Volume rendering + mesh have occlusion problems

[haykh]

Hi! First of all, thanks for the awesome tool, this has been quite an upgrade compared to lots of other 3D tools that support python scripting. I hope to stick to using this for my research in the near future!

I was having some trouble doing a volume rendering with an included mesh in the scene. Here's what the snapshot looks like.

There clearly is a problem with the mesh being occluded by the volume rendering while in reality it should have covered the back side. Here's a view from top.

Paraview/Mayavi for comparison, while being infinitely many times less attractive to use, don't have these issues. I was wondering if there is an easy way to address this issue, or is there a fundamental problem with the engine which will make this problem unsolvable.

For the reference, here's the code that produces this plot.

# loading data to the `density` array
cmap = k3d.colormaps.matplotlib_color_maps.jet

volume = k3d.volume(
    density.astype(np.float32),
    alpha_coef=100,
    shadow='dynamic',
    samples=600,
    shadow_res=128,
    shadow_delay=50,
    color_range=[50, 1500],
    color_map=(np.array(cmap).reshape(-1,4)).astype(np.float32)
)
pnts = k3d.points(positions=[[0,0,0]], point_size = 2*RADIUS)

plot = k3d.plot(camera_auto_fit=False, height=800)

plot += volume
plot += pnts
plot.lighting = 2
plot.display()

Thank you in advance for your response!

[artur-trzesiok]

Nice example! Its looks like kind of vortex - could you provide more details about that?

That's a common problem in computer graphics called OIT - Order-independent transparency. Even when we talking only mesh to mesh interactions (with opacity) this can be tricky. I have in development stage a implementation of depth peeling. I will test that long time because that affect whole render pipeline in K3D.

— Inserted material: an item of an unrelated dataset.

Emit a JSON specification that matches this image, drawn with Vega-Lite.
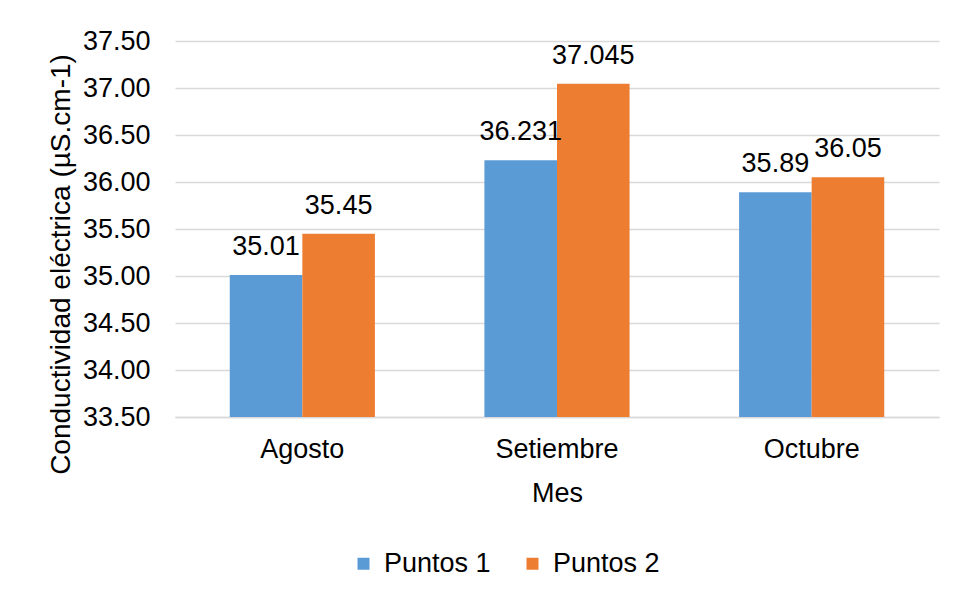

Proper implementation of volume-mesh interaction with opacity is harder but can be done. Paraview have that options for a while but still expose this feature separately:

They have reason for that :).

K3D works on top of WebGL that works on top of Opengl ES. That limits significantly a capabilities of GPU that we can use (compare to Paraview). My initial PoC shows that i found way how to implement that in WebGL but I meet with many problems on mobile devices (this is quite unique feature of K3D that you can run snapshot of some research directly from your inbox on mobile phone).

Workaround:
You can voxelize w mesh and add it to "denisity" variable with high number of mask - so you will have only volume object.

Alternative:
I'm working on OIT but I cannot tell when that will be ready because this is not a highest priority for K3D at this moment.

Plan for OIT in K3D:

1. Deliver mesh to mesh interaction with OIT on depth peeling that will works only on limited amount of devices
2. Deliver mesh to mesh interaction with OIT on depth peeling that will recognize when capabilites allow to use it and have fallback strategy
3. Deliver volume to mesh interaction with OIT that utilies depth peeling middle stage data that will works only on limited amount of devices

[haykh]

Thanks for a quick and detailed response! Yes, indeed I've seen these problems occur in matplotlib 3d projection as well (with just simple meshes), so I figured this must be something fundamental.

You can voxelize w mesh and add it to "denisity" variable with high number of mask - so you will have only volume object.

This is certainly a solution, the problems here are:

a. my data is typically ~lowish resolution up to maybe 1500^3 (otherwise it won't fit the GPU memory), meaning the mesh in the middle itself is maybe 40x40 "cells" or so; that resolution is pretty bad for a sphere I think;

b. even more important is the fact that in our science we often want to overplot the fieldlines on top of the volume rendering (similar to what's shown here); that won't work with this rasterization.

So I'll be looking forward to seeing OIT implemented whenever that happens. I think this might and will be an important addition that could potentially attract people in our area who're stuck with old and clunky VisIt-s or mayavi-s. Otherwise, as I mentioned, the frontend of k3d looks flawless!

This is, for instance, the same snapshot reproduced in mayavi. Main problems with mayavi (among billions of others) is that it's not really maintained, the documentation is bad, and configuring it to do what you want is quite a headache (I basically had to hack the tvtk.ctf to make it look this way). As you might imagine, having a tool like k3d where you simply do plot += volume in jupyter and it looks awesome out of the box is immensely valuable!

Nice example! Its looks like kind of vortex - could you provide more details about that?

This is data from one of our plasma simulations of magnetospheres of spinning neutron stars. That sphere in the middle is the neutron star (which essentially just provides boundary conditions for our equations), and the color around is the density of plasma (electrons and positrons). What's important for us in terms of visualization (and actually also for people doing black-hole simulations) is to draw this together with magnetic fieldlines that thread the simulation box, because these fieldlines are the ones controlling the whole dynamics. Something similar to what is shown in the image below.

PS. Feel free to either close or label this issue at your convenience.